Collection entries
# # #

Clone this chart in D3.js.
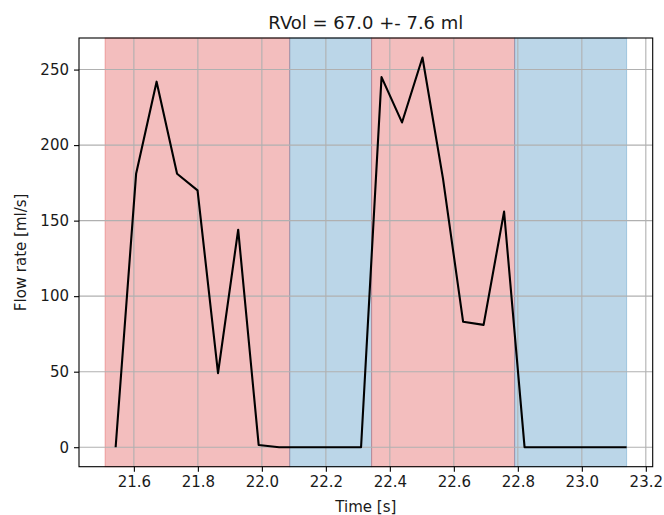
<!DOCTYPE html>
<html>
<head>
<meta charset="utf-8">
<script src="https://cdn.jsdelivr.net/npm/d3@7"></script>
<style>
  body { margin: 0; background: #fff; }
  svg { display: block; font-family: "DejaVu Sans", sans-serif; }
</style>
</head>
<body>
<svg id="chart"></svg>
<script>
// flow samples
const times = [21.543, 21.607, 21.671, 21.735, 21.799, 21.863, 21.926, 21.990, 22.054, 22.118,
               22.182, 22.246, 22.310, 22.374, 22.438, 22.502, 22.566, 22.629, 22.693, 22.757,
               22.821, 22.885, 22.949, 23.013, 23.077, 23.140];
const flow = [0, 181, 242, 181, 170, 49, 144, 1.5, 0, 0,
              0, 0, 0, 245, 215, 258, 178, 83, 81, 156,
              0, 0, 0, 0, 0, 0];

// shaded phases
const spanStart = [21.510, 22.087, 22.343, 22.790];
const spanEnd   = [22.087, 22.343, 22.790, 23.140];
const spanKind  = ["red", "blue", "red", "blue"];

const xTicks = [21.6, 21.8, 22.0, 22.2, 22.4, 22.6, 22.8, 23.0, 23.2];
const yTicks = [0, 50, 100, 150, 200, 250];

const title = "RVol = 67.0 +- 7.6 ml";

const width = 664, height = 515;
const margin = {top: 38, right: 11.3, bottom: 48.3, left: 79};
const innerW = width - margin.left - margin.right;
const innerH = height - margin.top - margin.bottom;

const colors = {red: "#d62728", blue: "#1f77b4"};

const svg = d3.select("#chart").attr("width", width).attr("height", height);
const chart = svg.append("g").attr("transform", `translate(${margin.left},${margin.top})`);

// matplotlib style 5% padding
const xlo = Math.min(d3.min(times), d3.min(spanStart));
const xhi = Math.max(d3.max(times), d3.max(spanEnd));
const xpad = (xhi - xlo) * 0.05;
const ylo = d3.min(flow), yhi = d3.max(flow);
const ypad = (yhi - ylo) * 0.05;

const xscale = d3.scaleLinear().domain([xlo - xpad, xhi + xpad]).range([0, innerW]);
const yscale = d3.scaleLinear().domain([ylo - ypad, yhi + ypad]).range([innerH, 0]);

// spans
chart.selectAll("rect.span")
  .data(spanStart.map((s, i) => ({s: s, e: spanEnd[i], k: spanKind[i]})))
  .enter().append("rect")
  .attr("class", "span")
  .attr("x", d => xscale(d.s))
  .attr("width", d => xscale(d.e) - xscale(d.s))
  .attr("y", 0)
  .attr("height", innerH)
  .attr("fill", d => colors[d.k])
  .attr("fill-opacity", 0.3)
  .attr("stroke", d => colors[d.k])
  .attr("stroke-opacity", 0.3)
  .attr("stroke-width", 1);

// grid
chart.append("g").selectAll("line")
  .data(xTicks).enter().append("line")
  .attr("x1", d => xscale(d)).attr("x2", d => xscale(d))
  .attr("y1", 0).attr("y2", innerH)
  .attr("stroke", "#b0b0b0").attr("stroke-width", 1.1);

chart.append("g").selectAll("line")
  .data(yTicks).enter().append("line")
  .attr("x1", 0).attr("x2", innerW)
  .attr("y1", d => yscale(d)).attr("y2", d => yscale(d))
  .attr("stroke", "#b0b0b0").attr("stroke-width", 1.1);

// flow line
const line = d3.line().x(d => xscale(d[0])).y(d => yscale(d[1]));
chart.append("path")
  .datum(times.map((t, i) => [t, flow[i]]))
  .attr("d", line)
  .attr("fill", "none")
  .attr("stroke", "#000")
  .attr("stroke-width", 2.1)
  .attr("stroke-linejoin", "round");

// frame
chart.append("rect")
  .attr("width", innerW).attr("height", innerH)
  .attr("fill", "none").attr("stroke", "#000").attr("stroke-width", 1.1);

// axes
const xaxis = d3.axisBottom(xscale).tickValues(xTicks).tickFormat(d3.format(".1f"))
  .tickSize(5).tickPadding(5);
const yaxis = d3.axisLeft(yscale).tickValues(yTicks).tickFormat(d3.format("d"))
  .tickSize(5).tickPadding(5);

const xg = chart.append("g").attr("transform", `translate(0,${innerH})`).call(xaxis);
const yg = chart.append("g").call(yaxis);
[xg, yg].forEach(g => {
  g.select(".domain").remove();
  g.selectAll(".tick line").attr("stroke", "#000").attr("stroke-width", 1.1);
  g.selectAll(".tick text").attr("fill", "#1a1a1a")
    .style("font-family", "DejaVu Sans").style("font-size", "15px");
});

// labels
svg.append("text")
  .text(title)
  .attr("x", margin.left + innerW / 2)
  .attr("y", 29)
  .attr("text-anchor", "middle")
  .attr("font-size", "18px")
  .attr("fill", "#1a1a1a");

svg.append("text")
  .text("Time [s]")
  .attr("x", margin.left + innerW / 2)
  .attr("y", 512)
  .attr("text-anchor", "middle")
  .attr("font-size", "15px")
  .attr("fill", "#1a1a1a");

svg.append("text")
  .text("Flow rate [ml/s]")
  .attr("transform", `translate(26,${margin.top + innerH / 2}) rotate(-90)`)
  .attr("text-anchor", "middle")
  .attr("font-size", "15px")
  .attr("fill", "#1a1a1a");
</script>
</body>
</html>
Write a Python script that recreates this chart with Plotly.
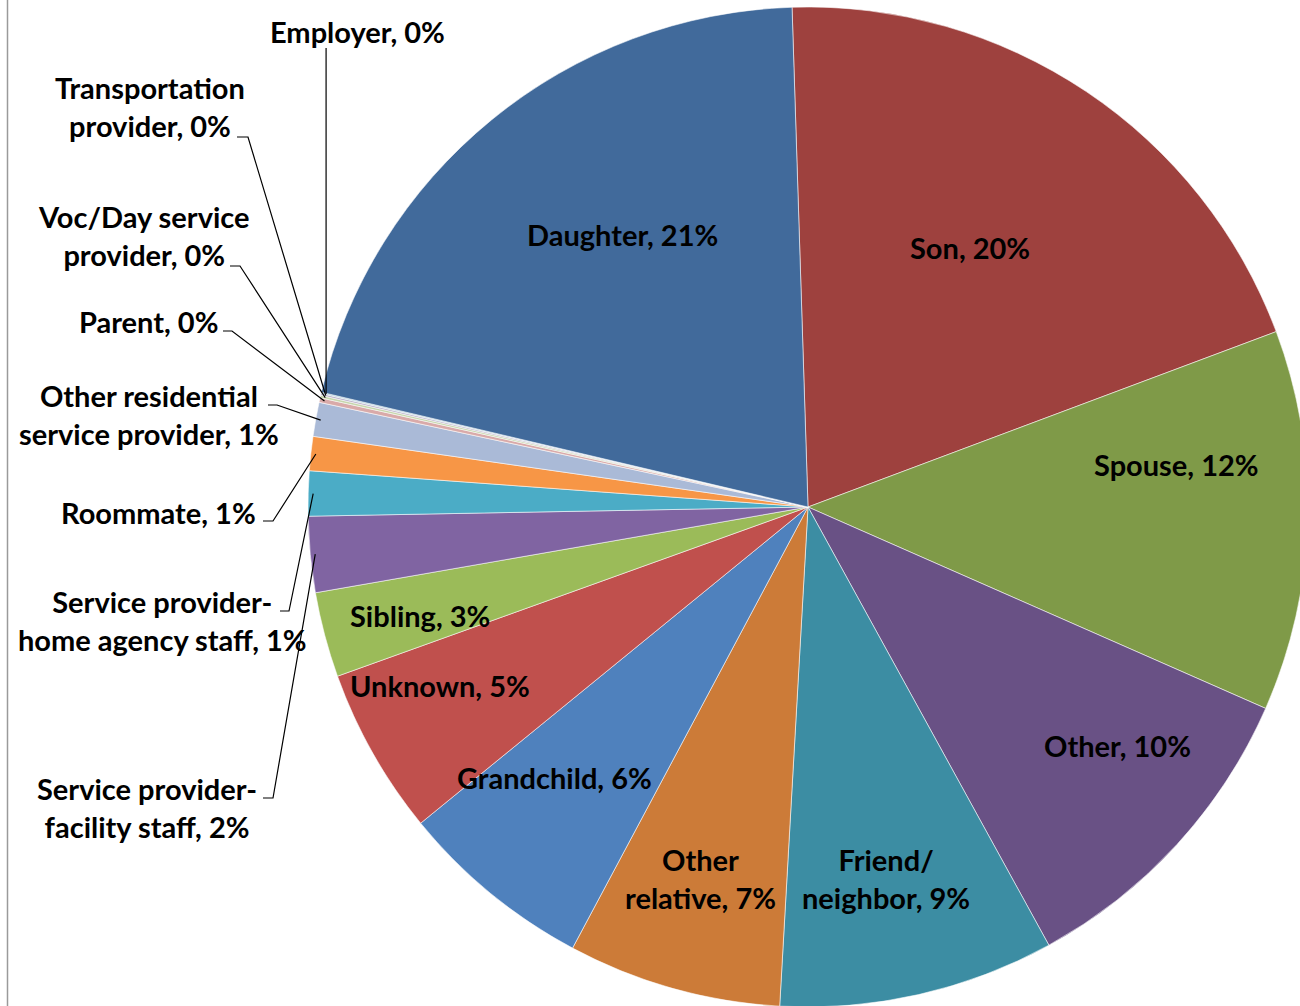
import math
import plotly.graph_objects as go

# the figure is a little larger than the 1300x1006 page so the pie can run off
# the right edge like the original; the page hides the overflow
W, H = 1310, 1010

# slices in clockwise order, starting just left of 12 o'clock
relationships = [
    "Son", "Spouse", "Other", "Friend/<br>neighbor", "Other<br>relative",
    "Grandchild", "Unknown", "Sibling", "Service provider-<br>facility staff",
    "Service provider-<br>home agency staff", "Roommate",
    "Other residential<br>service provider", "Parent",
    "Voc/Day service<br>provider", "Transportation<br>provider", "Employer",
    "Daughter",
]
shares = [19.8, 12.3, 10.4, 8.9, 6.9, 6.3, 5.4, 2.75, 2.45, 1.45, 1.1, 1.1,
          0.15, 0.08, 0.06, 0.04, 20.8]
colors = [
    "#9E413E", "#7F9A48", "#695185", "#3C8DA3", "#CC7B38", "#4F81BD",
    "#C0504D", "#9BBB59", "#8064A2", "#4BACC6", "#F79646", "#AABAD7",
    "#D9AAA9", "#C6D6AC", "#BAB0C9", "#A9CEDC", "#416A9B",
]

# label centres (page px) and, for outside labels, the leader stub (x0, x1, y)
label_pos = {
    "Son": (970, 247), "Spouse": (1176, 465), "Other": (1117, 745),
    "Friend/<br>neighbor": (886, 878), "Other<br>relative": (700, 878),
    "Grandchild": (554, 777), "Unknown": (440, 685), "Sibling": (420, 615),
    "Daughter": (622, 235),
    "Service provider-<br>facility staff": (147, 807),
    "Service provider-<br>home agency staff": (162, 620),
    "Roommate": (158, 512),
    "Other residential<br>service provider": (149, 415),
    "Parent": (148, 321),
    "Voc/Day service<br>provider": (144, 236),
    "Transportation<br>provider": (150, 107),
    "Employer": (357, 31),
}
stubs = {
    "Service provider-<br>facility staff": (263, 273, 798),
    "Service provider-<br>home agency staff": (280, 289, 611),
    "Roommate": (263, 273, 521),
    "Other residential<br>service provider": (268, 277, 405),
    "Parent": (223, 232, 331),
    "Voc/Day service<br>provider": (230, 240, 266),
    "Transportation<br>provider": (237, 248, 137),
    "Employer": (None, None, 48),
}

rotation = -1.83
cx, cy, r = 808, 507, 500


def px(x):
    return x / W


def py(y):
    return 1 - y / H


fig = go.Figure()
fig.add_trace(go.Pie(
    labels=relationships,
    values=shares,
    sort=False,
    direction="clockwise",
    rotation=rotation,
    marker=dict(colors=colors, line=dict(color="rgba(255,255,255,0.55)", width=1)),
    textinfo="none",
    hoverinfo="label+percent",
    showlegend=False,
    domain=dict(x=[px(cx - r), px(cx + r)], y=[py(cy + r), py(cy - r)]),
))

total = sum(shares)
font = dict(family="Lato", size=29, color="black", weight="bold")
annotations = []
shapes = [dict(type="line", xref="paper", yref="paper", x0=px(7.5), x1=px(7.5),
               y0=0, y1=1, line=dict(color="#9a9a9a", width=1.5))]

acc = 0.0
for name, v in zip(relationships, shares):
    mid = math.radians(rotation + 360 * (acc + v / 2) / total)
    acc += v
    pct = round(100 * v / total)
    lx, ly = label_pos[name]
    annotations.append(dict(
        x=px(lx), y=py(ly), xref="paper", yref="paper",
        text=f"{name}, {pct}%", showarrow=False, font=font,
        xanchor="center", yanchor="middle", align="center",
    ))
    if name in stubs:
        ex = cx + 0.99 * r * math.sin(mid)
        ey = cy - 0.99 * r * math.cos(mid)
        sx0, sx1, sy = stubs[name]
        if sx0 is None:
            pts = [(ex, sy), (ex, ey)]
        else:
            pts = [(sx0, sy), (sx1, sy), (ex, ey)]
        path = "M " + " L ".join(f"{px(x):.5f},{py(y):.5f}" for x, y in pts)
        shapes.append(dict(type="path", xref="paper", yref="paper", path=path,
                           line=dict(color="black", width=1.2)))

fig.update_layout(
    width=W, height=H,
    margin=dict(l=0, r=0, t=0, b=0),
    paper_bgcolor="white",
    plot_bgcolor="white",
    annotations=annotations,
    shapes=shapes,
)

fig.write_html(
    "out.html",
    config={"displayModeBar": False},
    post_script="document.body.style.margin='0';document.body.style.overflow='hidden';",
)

# # #

» **WRITTEN EXERCISE**
Starting at the line that contains "Write a Python" and ending at the line that contains "W, H = 1310, 1010", give the lines again exactly. Do not include the pictures.

» **WRITTEN SOLUTION**
Write a Python script that recreates this chart with Plotly.
import math
import plotly.graph_objects as go

# the figure is a little larger than the 1300x1006 page so the pie can run off
# the right edge like the original; the page hides the overflow
W, H = 1310, 1010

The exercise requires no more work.